I’ve been thinking a lot lately about what open source means in the broader economic sense. When it comes down to it, open source is an army of experts whose work is a constant drag on the closed source license based market, and a continual source of opportunity for companies who know to tap into the open source market for innovation, cost savings, and just plain efficiency.
Just look at some of these figures from Forbes regarding just what’s available over at the Linux Foundation:
- The total lines of source code present today in Linux Foundation’s Collaborative Projects are 115,013,302.
- The estimated, total amount of effort required to retrace the steps of collaborative development for these projects is 41,192.25 person years.
- In other words, it would take 1,356 developers 30 years to recreate the code bases present in Linux Foundation’s current Collaborative Projects listed above. The total economic value of this work is estimated to be over $5 billion dollars.

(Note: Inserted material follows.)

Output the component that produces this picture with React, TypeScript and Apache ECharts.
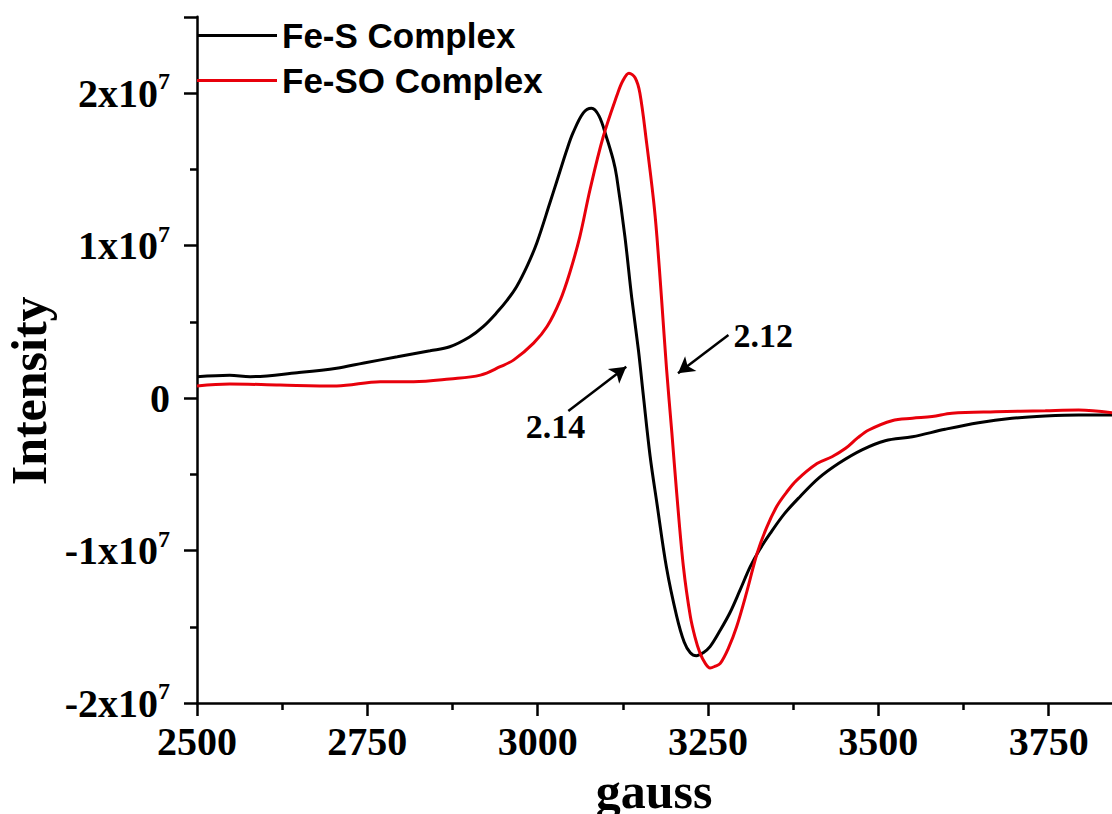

It turns out huge companies, even Microsoft, are going to the Linux Foundation and asking them how to use open source. Why? Because it will save them gobs of money, that’s why. From Forbes: “The modern CEO needs to find a way to manage the external R&D created by people that don’t work for them [i.e. the code that is available in open source projects]”. Indeed, open source represents a broader economic evolution in the tech industry. It’s just more efficient than the old way. Companies that wake up and pursue new ideas with the help of the massive open source community will move a lot faster than those that don’t.